**REQUIREMENT:**
Your task is to gather the lines below that hold the string "this".

**THE RECORDS:**

○ ○ ○ ○ ○ ○ ○

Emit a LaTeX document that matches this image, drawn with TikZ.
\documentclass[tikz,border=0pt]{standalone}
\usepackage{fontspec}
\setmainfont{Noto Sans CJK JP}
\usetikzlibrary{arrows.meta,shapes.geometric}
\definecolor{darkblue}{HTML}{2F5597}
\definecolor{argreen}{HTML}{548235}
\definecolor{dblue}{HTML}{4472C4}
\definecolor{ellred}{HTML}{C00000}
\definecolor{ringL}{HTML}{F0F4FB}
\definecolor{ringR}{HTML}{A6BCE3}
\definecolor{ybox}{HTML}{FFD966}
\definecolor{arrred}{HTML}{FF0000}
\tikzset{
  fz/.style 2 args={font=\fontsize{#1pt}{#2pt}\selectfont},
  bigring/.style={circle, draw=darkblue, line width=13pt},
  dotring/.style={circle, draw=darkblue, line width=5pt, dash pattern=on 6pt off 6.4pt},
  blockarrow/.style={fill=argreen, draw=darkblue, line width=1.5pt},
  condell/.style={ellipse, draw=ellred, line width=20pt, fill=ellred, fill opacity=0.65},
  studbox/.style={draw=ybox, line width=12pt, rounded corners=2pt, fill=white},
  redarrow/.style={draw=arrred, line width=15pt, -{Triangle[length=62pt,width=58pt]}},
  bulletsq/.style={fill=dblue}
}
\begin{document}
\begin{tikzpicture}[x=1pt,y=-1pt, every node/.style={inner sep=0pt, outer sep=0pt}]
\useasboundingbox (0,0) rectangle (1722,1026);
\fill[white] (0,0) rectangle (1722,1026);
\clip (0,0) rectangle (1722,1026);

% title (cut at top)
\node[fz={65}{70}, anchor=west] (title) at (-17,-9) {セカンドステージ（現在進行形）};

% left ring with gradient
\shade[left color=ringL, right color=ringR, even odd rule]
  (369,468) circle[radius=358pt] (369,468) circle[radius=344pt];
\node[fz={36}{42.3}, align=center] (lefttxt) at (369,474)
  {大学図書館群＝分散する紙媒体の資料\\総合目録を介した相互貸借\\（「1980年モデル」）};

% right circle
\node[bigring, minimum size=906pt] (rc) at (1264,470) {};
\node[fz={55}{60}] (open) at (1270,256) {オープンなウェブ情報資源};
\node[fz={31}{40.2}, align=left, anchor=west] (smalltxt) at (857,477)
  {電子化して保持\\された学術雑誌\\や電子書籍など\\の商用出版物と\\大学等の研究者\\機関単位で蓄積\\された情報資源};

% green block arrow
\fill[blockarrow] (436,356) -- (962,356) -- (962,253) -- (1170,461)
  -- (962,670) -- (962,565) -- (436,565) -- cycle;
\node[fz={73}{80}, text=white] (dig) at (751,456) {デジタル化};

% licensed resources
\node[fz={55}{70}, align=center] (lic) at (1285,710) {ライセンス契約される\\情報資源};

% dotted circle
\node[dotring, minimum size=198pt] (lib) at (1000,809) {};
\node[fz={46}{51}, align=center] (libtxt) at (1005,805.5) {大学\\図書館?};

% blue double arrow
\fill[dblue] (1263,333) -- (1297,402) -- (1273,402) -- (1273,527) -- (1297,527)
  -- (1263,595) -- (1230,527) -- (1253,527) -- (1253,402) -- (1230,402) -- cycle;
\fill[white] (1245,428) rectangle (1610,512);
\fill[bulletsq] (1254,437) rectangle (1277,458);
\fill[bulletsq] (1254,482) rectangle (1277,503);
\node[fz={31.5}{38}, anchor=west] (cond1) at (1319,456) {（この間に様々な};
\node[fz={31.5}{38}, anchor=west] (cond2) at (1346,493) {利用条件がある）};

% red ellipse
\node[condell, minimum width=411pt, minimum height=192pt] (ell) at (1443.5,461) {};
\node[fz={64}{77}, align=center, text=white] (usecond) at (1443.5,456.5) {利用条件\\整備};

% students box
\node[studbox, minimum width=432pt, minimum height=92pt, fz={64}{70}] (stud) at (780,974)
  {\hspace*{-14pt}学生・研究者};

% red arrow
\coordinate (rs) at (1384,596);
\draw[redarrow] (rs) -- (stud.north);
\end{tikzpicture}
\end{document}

○ ○ ○ ○ ○ ○ ○

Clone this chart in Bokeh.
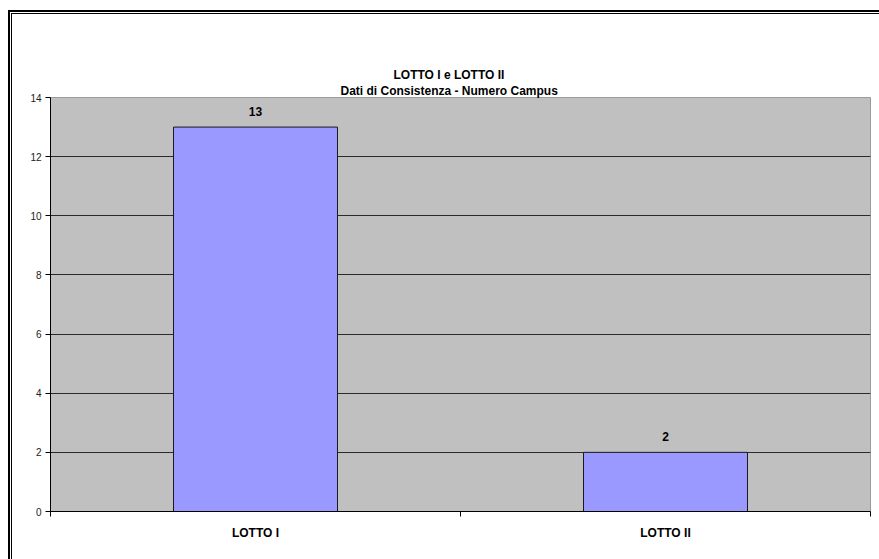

○ ○ ○ ○ ○ ○ ○

**REPLY TO THE EXERCISE:**
Emit a LaTeX document that matches this image, drawn with TikZ.
Clone this chart in Bokeh.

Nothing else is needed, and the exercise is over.